**Data**:
Start
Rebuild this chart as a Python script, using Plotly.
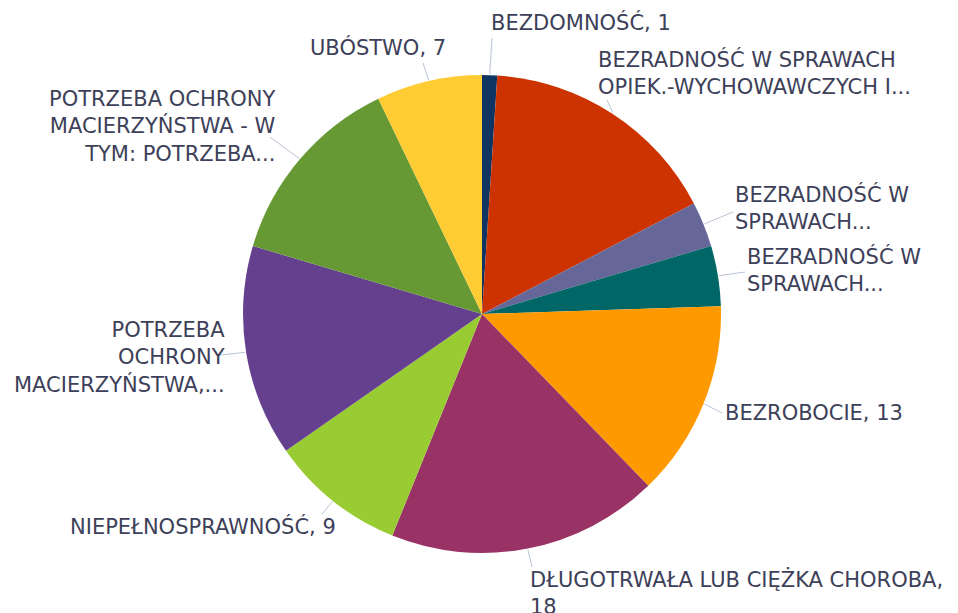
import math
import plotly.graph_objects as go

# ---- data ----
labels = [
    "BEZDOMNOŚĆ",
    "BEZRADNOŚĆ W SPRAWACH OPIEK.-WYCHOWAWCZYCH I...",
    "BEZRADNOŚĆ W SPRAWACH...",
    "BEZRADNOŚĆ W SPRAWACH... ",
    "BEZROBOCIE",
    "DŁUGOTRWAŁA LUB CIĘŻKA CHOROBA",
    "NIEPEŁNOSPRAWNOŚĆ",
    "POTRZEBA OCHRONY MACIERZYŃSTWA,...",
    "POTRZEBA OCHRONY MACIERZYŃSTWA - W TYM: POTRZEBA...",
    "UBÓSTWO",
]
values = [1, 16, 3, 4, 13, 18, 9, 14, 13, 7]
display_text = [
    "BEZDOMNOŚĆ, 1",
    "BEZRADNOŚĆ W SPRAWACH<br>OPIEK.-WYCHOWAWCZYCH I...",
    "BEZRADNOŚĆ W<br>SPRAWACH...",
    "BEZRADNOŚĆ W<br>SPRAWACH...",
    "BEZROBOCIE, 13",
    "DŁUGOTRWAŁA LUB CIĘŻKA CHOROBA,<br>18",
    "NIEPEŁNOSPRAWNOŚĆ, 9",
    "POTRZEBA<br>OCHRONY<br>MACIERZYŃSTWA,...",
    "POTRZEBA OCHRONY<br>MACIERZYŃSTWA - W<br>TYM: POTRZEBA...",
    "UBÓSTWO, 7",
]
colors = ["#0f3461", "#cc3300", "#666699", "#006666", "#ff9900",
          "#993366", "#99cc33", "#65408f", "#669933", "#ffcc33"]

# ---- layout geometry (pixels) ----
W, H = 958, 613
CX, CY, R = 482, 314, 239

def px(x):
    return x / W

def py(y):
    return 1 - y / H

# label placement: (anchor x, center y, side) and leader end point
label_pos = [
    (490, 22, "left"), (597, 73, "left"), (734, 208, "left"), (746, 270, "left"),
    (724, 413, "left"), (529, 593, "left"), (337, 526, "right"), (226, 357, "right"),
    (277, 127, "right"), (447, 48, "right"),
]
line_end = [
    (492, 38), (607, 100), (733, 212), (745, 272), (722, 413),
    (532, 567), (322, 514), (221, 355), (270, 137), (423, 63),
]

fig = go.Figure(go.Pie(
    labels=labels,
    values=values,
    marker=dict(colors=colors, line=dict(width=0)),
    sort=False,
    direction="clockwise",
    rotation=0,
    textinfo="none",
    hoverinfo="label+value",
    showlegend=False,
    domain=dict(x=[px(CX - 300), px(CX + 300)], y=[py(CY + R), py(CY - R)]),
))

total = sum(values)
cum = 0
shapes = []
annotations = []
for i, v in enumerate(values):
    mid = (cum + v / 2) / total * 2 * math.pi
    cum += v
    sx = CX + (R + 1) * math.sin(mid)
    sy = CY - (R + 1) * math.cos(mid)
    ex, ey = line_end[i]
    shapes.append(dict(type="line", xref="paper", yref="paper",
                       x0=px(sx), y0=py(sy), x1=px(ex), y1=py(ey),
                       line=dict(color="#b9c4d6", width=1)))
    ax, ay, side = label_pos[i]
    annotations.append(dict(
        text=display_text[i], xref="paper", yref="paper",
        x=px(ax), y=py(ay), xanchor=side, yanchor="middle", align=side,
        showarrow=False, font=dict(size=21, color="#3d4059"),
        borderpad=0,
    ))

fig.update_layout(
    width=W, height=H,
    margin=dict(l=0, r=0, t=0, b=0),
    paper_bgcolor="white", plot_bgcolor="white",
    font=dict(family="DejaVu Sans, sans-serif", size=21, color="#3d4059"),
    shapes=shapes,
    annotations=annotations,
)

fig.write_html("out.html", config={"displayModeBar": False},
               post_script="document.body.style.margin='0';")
End
**Exercise prompt**: The listing above must be printed again exactly, minus its pictures.

**Task answer**:
Rebuild this chart as a Python script, using Plotly.
import math
import plotly.graph_objects as go

# ---- data ----
labels = [
    "BEZDOMNOŚĆ",
    "BEZRADNOŚĆ W SPRAWACH OPIEK.-WYCHOWAWCZYCH I...",
    "BEZRADNOŚĆ W SPRAWACH...",
    "BEZRADNOŚĆ W SPRAWACH... ",
    "BEZROBOCIE",
    "DŁUGOTRWAŁA LUB CIĘŻKA CHOROBA",
    "NIEPEŁNOSPRAWNOŚĆ",
    "POTRZEBA OCHRONY MACIERZYŃSTWA,...",
    "POTRZEBA OCHRONY MACIERZYŃSTWA - W TYM: POTRZEBA...",
    "UBÓSTWO",
]
values = [1, 16, 3, 4, 13, 18, 9, 14, 13, 7]
display_text = [
    "BEZDOMNOŚĆ, 1",
    "BEZRADNOŚĆ W SPRAWACH<br>OPIEK.-WYCHOWAWCZYCH I...",
    "BEZRADNOŚĆ W<br>SPRAWACH...",
    "BEZRADNOŚĆ W<br>SPRAWACH...",
    "BEZROBOCIE, 13",
    "DŁUGOTRWAŁA LUB CIĘŻKA CHOROBA,<br>18",
    "NIEPEŁNOSPRAWNOŚĆ, 9",
    "POTRZEBA<br>OCHRONY<br>MACIERZYŃSTWA,...",
    "POTRZEBA OCHRONY<br>MACIERZYŃSTWA - W<br>TYM: POTRZEBA...",
    "UBÓSTWO, 7",
]
colors = ["#0f3461", "#cc3300", "#666699", "#006666", "#ff9900",
          "#993366", "#99cc33", "#65408f", "#669933", "#ffcc33"]

# ---- layout geometry (pixels) ----
W, H = 958, 613
CX, CY, R = 482, 314, 239

def px(x):
    return x / W

def py(y):
    return 1 - y / H

# label placement: (anchor x, center y, side) and leader end point
label_pos = [
    (490, 22, "left"), (597, 73, "left"), (734, 208, "left"), (746, 270, "left"),
    (724, 413, "left"), (529, 593, "left"), (337, 526, "right"), (226, 357, "right"),
    (277, 127, "right"), (447, 48, "right"),
]
line_end = [
    (492, 38), (607, 100), (733, 212), (745, 272), (722, 413),
    (532, 567), (322, 514), (221, 355), (270, 137), (423, 63),
]

fig = go.Figure(go.Pie(
    labels=labels,
    values=values,
    marker=dict(colors=colors, line=dict(width=0)),
    sort=False,
    direction="clockwise",
    rotation=0,
    textinfo="none",
    hoverinfo="label+value",
    showlegend=False,
    domain=dict(x=[px(CX - 300), px(CX + 300)], y=[py(CY + R), py(CY - R)]),
))

total = sum(values)
cum = 0
shapes = []
annotations = []
for i, v in enumerate(values):
    mid = (cum + v / 2) / total * 2 * math.pi
    cum += v
    sx = CX + (R + 1) * math.sin(mid)
    sy = CY - (R + 1) * math.cos(mid)
    ex, ey = line_end[i]
    shapes.append(dict(type="line", xref="paper", yref="paper",
                       x0=px(sx), y0=py(sy), x1=px(ex), y1=py(ey),
                       line=dict(color="#b9c4d6", width=1)))
    ax, ay, side = label_pos[i]
    annotations.append(dict(
        text=display_text[i], xref="paper", yref="paper",
        x=px(ax), y=py(ay), xanchor=side, yanchor="middle", align=side,
        showarrow=False, font=dict(size=21, color="#3d4059"),
        borderpad=0,
    ))

fig.update_layout(
    width=W, height=H,
    margin=dict(l=0, r=0, t=0, b=0),
    paper_bgcolor="white", plot_bgcolor="white",
    font=dict(family="DejaVu Sans, sans-serif", size=21, color="#3d4059"),
    shapes=shapes,
    annotations=annotations,
)

fig.write_html("out.html", config={"displayModeBar": False},
               post_script="document.body.style.margin='0';")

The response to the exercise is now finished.